Arriving at the school in 1999 to take up the position of assistant principal, one year after it opened, Mrs Dixon is the one to approach with a question.
She remembers a school half the size, with not quite enough rooms to accommodate the amount of students.
At the time there were two teaching blocks and eight teachers. One class was set up at the stage.
"The school opened in 1998 and they were ready, they had the full amount of children, but then towards the end of that year more children came in as it's near the RAAF base," she said.
"It filled up and it filled up so they had to do something.
"They created zoning and they hired me as assistant principal.
"It was a small school - but everyone wanted to send their children there, that's what happens when you get a new school, everyone thinks it has to be better than the one I'm sending my child to."
Casuarina Street Primary has now swelled to more than double the size of 20 years ago.
Humbly considering herself as "just an administrator", Mrs Dixon was the one to ensure the school was at the forefront of education, and involved in most of the school's biggest projects like the school-wide positive behavior program.
Over her 44 year career as a teacher, which started in England and took her to one of the remotest places in Australia - Numbulwar, she has seen technology change the most.
"When I first started teaching, to copy things you had a Gestetner copier and a Roneo copier.
Education has changed over the years, it is hard to say exactly what has changed, it has just progressively changed and improved.Pamela Dixon
"If you wanted to make a worksheet for a student you had a carbonised wax sheet with a white piece of paper over the top and you had to draw or type on that sheet. If you made a mistake you couldn't get rid of it, so you had to be very, very careful with your teaching resources.
"If you were careful with your sheets you could get about 20.
"Nowadays you have photocopiers.
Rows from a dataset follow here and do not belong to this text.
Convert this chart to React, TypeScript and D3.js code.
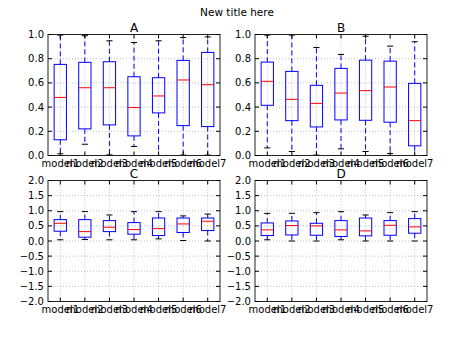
import React, { useEffect, useRef } from "react";
import * as d3 from "d3";

const categories = ["model1", "model2", "model3", "model4", "model5", "model6", "model7"];
const panelTitles = ["A", "B", "C", "D"];
const figTitle = "New title here";

// each entry: [lowerWhisker, q1, median, q3, upperWhisker]
const boxesA = [
  [0.014, 0.13, 0.48, 0.753, 0.995],
  [0.093, 0.22, 0.56, 0.77, 0.99],
  [0.005, 0.253, 0.56, 0.775, 0.948],
  [0.074, 0.162, 0.396, 0.651, 0.934],
  [0.0, 0.352, 0.492, 0.643, 0.948],
  [0.003, 0.247, 0.624, 0.786, 0.975],
  [0.003, 0.239, 0.585, 0.852, 0.98],
];
const boxesB = [
  [0.063, 0.415, 0.613, 0.772, 0.995],
  [0.033, 0.288, 0.464, 0.695, 0.995],
  [0.003, 0.236, 0.431, 0.58, 0.893],
  [0.055, 0.294, 0.516, 0.72, 0.835],
  [0.033, 0.291, 0.536, 0.788, 0.986],
  [0.016, 0.275, 0.566, 0.78, 0.904],
  [0.0, 0.08, 0.288, 0.596, 0.94],
];
const boxesC = [
  [0.04, 0.323, 0.586, 0.707, 0.97],
  [0.05, 0.126, 0.31, 0.707, 0.97],
  [0.04, 0.31, 0.455, 0.674, 0.86],
  [0.04, 0.225, 0.378, 0.608, 0.97],
  [0.07, 0.18, 0.41, 0.76, 0.97],
  [0.016, 0.28, 0.564, 0.76, 0.83],
  [0.0, 0.345, 0.652, 0.76, 0.89],
];
const boxesD = [
  [0.04, 0.18, 0.367, 0.597, 0.915],
  [0.0, 0.2, 0.51, 0.663, 0.915],
  [0.0, 0.19, 0.5, 0.586, 0.937],
  [0.04, 0.148, 0.367, 0.674, 0.97],
  [0.0, 0.17, 0.334, 0.76, 0.86],
  [0.0, 0.19, 0.52, 0.674, 0.937],
  [0.0, 0.257, 0.466, 0.74, 0.97],
];
const ticksTop = [0.0, 0.2, 0.4, 0.6, 0.8, 1.0];
const ticksBottom = [-2.0, -1.5, -1.0, -0.5, 0.0, 0.5, 1.0, 1.5, 2.0];

const W = 474;
const H = 355;
const FONT = "DejaVu Sans, sans-serif";

export default function App() {
  const ref = useRef<SVGSVGElement | null>(null);

  useEffect(() => {
    const svg = d3.select(ref.current);
    svg.selectAll("*").remove();
    svg.append("rect").attr("width", W).attr("height", H).attr("fill", "#fff");

    svg.append("text")
      .attr("x", 237).attr("y", 16)
      .attr("text-anchor", "middle")
      .attr("font-family", FONT).attr("font-size", 10.5)
      .attr("fill", "#000")
      .text(figTitle);

    const panels = [
      { data: boxesA, title: panelTitles[0], x0: 48, x1: 220, y0: 34.5, y1: 155.5, dom: [0, 1], ticks: ticksTop },
      { data: boxesB, title: panelTitles[1], x0: 255, x1: 427, y0: 34.5, y1: 155.5, dom: [0, 1], ticks: ticksTop },
      { data: boxesC, title: panelTitles[2], x0: 48, x1: 220, y0: 180.5, y1: 301.5, dom: [-2, 2], ticks: ticksBottom },
      { data: boxesD, title: panelTitles[3], x0: 255, x1: 427, y0: 180.5, y1: 301.5, dom: [-2, 2], ticks: ticksBottom },
    ];

    panels.forEach((p) => {
      const g = svg.append("g");
      const x = d3.scaleLinear().domain([0.5, categories.length + 0.5]).range([p.x0, p.x1]);
      const y = d3.scaleLinear().domain(p.dom).range([p.y1, p.y0]);
      const pos = categories.map((_, i) => i + 1);

      // grid
      p.ticks.forEach((t) => {
        g.append("line")
          .attr("x1", p.x0).attr("x2", p.x1)
          .attr("y1", y(t)).attr("y2", y(t))
          .attr("stroke", "#000").attr("stroke-opacity", 0.35)
          .attr("stroke-width", 0.7).attr("stroke-dasharray", "1,2");
      });
      pos.forEach((v) => {
        g.append("line")
          .attr("x1", x(v)).attr("x2", x(v))
          .attr("y1", p.y0).attr("y2", p.y1)
          .attr("stroke", "#000").attr("stroke-opacity", 0.35)
          .attr("stroke-width", 0.7).attr("stroke-dasharray", "1,2");
      });

      // boxes
      p.data.forEach((d, i) => {
        const cx = x(pos[i]);
        const bw = x(pos[i] + 0.25) - cx;
        const cw = x(pos[i] + 0.125) - cx;
        const [lo, q1, med, q3, hi] = d;
        g.append("line").attr("x1", cx).attr("x2", cx).attr("y1", y(q3)).attr("y2", y(hi))
          .attr("stroke", "#0000ff").attr("stroke-width", 1).attr("stroke-dasharray", "5,3");
        g.append("line").attr("x1", cx).attr("x2", cx).attr("y1", y(q1)).attr("y2", y(lo))
          .attr("stroke", "#0000ff").attr("stroke-width", 1).attr("stroke-dasharray", "5,3");
        g.append("line").attr("x1", cx - cw).attr("x2", cx + cw).attr("y1", y(hi)).attr("y2", y(hi))
          .attr("stroke", "#000").attr("stroke-width", 1);
        g.append("line").attr("x1", cx - cw).attr("x2", cx + cw).attr("y1", y(lo)).attr("y2", y(lo))
          .attr("stroke", "#000").attr("stroke-width", 1);
        g.append("rect")
          .attr("x", cx - bw).attr("width", 2 * bw)
          .attr("y", y(q3)).attr("height", y(q1) - y(q3))
          .attr("fill", "none").attr("stroke", "#0000ff").attr("stroke-width", 1);
        g.append("line").attr("x1", cx - bw).attr("x2", cx + bw).attr("y1", y(med)).attr("y2", y(med))
          .attr("stroke", "#ff0000").attr("stroke-width", 1);
      });

      // frame
      g.append("rect")
        .attr("x", p.x0).attr("y", p.y0)
        .attr("width", p.x1 - p.x0).attr("height", p.y1 - p.y0)
        .attr("fill", "none").attr("stroke", "#222").attr("stroke-width", 1);

      // ticks (inward, all sides)
      p.ticks.forEach((t) => {
        g.append("line").attr("x1", p.x0).attr("x2", p.x0 + 4).attr("y1", y(t)).attr("y2", y(t)).attr("stroke", "#000");
        g.append("line").attr("x1", p.x1).attr("x2", p.x1 - 4).attr("y1", y(t)).attr("y2", y(t)).attr("stroke", "#000");
        g.append("text")
          .attr("x", p.x0 - 4).attr("y", y(t)).attr("dy", "0.35em")
          .attr("text-anchor", "end")
          .attr("font-family", FONT).attr("font-size", 10).attr("fill", "#000")
          .text(d3.format(".1f")(t).replace("-", "\u2212"));
      });
      pos.forEach((v, i) => {
        g.append("line").attr("x1", x(v)).attr("x2", x(v)).attr("y1", p.y1).attr("y2", p.y1 - 4).attr("stroke", "#000");
        g.append("line").attr("x1", x(v)).attr("x2", x(v)).attr("y1", p.y0).attr("y2", p.y0 + 4).attr("stroke", "#000");
        g.append("text")
          .attr("x", x(v)).attr("y", p.y1 + 11)
          .attr("text-anchor", "middle")
          .attr("font-family", FONT).attr("font-size", 10).attr("fill", "#000")
          .text(categories[i]);
      });

      g.append("text")
        .attr("x", (p.x0 + p.x1) / 2).attr("y", p.y0 - 3)
        .attr("text-anchor", "middle")
        .attr("font-family", FONT).attr("font-size", 12).attr("fill", "#000")
        .text(p.title);
    });
  }, []);

  return (
    <svg ref={ref} width={W} height={H} style={{ position: "absolute", left: 0, top: 0, display: "block" }} />
  );
}
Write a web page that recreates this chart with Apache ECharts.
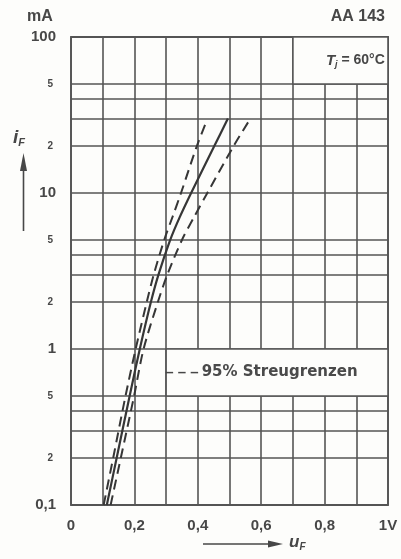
<!DOCTYPE html>
<html>
<head>
<meta charset="utf-8">
<script src="https://cdn.jsdelivr.net/npm/echarts@6/dist/echarts.min.js"></script>
<style>
html,body{margin:0;padding:0;background:#fdfdfb;}
#chart{width:401px;height:559px;}
</style>
</head>
<body>
<div id="chart"></div>
<script>
// ---- data (u_F in V, i_F in mA) ----
var typU  = [0.113, 0.144, 0.185, 0.217, 0.252, 0.276, 0.313, 0.343, 0.379, 0.452, 0.495];
var typI  = [0.1,   0.2,   0.5,   1,     2,     3,     5,     7,     10,    20,    30];
var lowU  = [0.103, 0.133, 0.172, 0.204, 0.239, 0.261, 0.294, 0.320, 0.347, 0.397, 0.428];
var lowI  = [0.1,   0.2,   0.5,   1,     2,     3,     5,     7,     10,    20,    29];
var highU = [0.125, 0.157, 0.199, 0.229, 0.274, 0.304, 0.350, 0.388, 0.430, 0.513, 0.566];
var highI = [0.1,   0.2,   0.5,   1,     2,     3,     5,     7,     10,    20,    30];

var xTickValues = [0, 0.2, 0.4, 0.6, 0.8, 1.0];
var xTickLabels = ['0', '0,2', '0,4', '0,6', '0,8', '1V'];
var yTickValues = [0.1, 1, 10, 100];
var yTickLabels = ['0,1', '1', '10', '100'];
var yMinorValues = [0.2, 0.3, 0.4, 0.5, 2, 3, 4, 5, 20, 30, 40, 50];
var yMinorLabels = ['2', '', '', '5', '2', '', '', '5', '2', '', '', '5'];

function pairs(u, i) { return u.map(function (v, k) { return [v, i[k]]; }); }

var INK = '#474747';
var GRID = '#555555';
var CURVE = '#363636';
var FONT = '"Liberation Sans", Arial, sans-serif';
var WIDEFONT = '"DejaVu Sans", sans-serif';

var chart = echarts.init(document.getElementById('chart'), null, {renderer: 'canvas'});

var option = {
  backgroundColor: '#fdfdfb',
  animation: false,
  grid: {left: 71, right: 13, top: 37, bottom: 54, show: true, borderColor: GRID, borderWidth: 1.8, backgroundColor: 'transparent'},
  xAxis: {
    type: 'value', min: 0, max: 1, interval: 0.1,
    axisLine: {show: false}, axisTick: {show: false},
    splitLine: {show: true, lineStyle: {color: GRID, width: 1.6}},
    axisLabel: {
      margin: 13, color: INK, fontFamily: FONT, fontWeight: 'bold', fontSize: 15,
      formatter: function (v) {
        for (var k = 0; k < xTickValues.length; k++) {
          if (Math.abs(v - xTickValues[k]) < 1e-6) return xTickLabels[k];
        }
        return '';
      }
    }
  },
  yAxis: {
    type: 'log', logBase: 10, min: 0.1, max: 100,
    axisLine: {show: false}, axisTick: {show: false},
    splitLine: {show: true, lineStyle: {color: GRID, width: 1.6}},
    axisLabel: {
      margin: 15, color: INK, fontFamily: FONT, fontWeight: 'bold', fontSize: 15,
      formatter: function (v) {
        for (var k = 0; k < yTickValues.length; k++) {
          if (Math.abs(Math.log10(v) - Math.log10(yTickValues[k])) < 1e-6) return yTickLabels[k];
        }
        return '';
      }
    }
  },
  series: [
    {
      name: 'gridhelper', type: 'line', data: [], silent: true,
      markLine: {
        z: 1, silent: true, symbol: 'none', animation: false,
        lineStyle: {color: GRID, width: 1.6, type: 'solid'},
        label: {show: true, position: 'start', distance: 18, color: INK, fontFamily: FONT, fontWeight: 'bold', fontSize: 10,
          formatter: function (p) { return p.name; }},
        emphasis: {disabled: true},
        data: yMinorValues.map(function (v, k) { return {yAxis: v, name: yMinorLabels[k]}; })
      }
    },
    {
      name: 'boxes', type: 'line', data: [], silent: true,
      markArea: {
        z: 3, silent: true,
        itemStyle: {color: '#fdfdfb', borderColor: GRID, borderWidth: 1.6},
        emphasis: {disabled: true},
        data: [
          [{xAxis: 0.7, yAxis: 50, label: {show: true, position: 'insideRight', distance: 4,
              formatter: '{ti|T}{sub|j}{t| = 60°C}',
              rich: {
                ti: {fontFamily: FONT, fontStyle: 'italic', fontWeight: 'bold', fontSize: 15, color: INK},
                sub: {fontFamily: FONT, fontStyle: 'italic', fontWeight: 'bold', fontSize: 9, color: INK, verticalAlign: 'bottom', padding: [8, 0, 0, 0]},
                t: {fontFamily: FONT, fontWeight: 'bold', fontSize: 14, color: INK}
              }}},
           {xAxis: 1, yAxis: 100}],
          [{xAxis: 0.3, yAxis: 0.5, label: {show: true, position: 'insideLeft', distance: 0,
              formatter: '{d|– – –}{t|95% Streugrenzen}',
              rich: {
                d: {fontFamily: FONT, fontWeight: 'bold', fontSize: 15, color: INK},
                t: {fontFamily: WIDEFONT, fontWeight: 'bold', fontSize: 15, color: '#4a4a4a', padding: [0, 0, 0, 3]}
              }}},
           {xAxis: 1, yAxis: 1}]
        ]
      }
    },
    {
      name: 'typ', type: 'line', z: 10, smooth: 0.3, showSymbol: false, silent: true,
      lineStyle: {color: CURVE, width: 2.2, type: 'solid'},
      data: pairs(typU, typI)
    },
    {
      name: 'low', type: 'line', z: 10, smooth: 0.3, showSymbol: false, silent: true,
      lineStyle: {color: CURVE, width: 2, type: [10, 6]},
      data: pairs(lowU, lowI)
    },
    {
      name: 'high', type: 'line', z: 10, smooth: 0.3, showSymbol: false, silent: true,
      lineStyle: {color: CURVE, width: 2, type: [10, 6]},
      data: pairs(highU, highI)
    }
  ],
  graphic: [
    {type: 'text', left: 27, top: 9, style: {text: 'mA', font: 'bold 16px ' + FONT, fill: INK}},
    {type: 'text', right: 16, top: 9, style: {text: 'AA 143', font: 'bold 16px ' + FONT, fill: INK}},
    {type: 'text', left: 13, top: 128, style: {
      text: '{i|i}{f|F}',
      rich: {
        i: {font: 'italic bold 19px ' + FONT, fill: INK},
        f: {font: 'italic bold 11px ' + FONT, fill: INK, verticalAlign: 'bottom', padding: [10, 0, 0, 0]}
      }}},
    {type: 'line', shape: {x1: 23.5, y1: 231, x2: 23.5, y2: 166}, style: {stroke: INK, lineWidth: 1.6}},
    {type: 'polygon', shape: {points: [[20, 171], [27, 171], [23.5, 153]]}, style: {fill: INK}},
    {type: 'line', shape: {x1: 203, y1: 544, x2: 272, y2: 544}, style: {stroke: INK, lineWidth: 1.6}},
    {type: 'polygon', shape: {points: [[268, 540.5], [268, 547.5], [283, 544]]}, style: {fill: INK}},
    {type: 'text', left: 289, top: 534, style: {
      text: '{u|u}{f|F}',
      rich: {
        u: {font: 'italic bold 17px ' + FONT, fill: INK},
        f: {font: 'italic bold 10px ' + FONT, fill: INK, verticalAlign: 'bottom', padding: [9, 0, 0, 0]}
      }}}
  ]
};
chart.setOption(option);
</script>
</body>
</html>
When I first started teaching in the Territory there was no central computer system... now there is a help desk, teachers have laptops.
"Education hasn't really changed, we are still teaching students to read and write - those are the most important things, but how that is happening is totally different."
She said she will miss the kids in the classroom and teaching most, now that she has retired.
"Children are beautiful beings, if you're feeling a little bit down you just go into a classroom... it is just a great environment, a school.
"You talk to them and their little faces light up."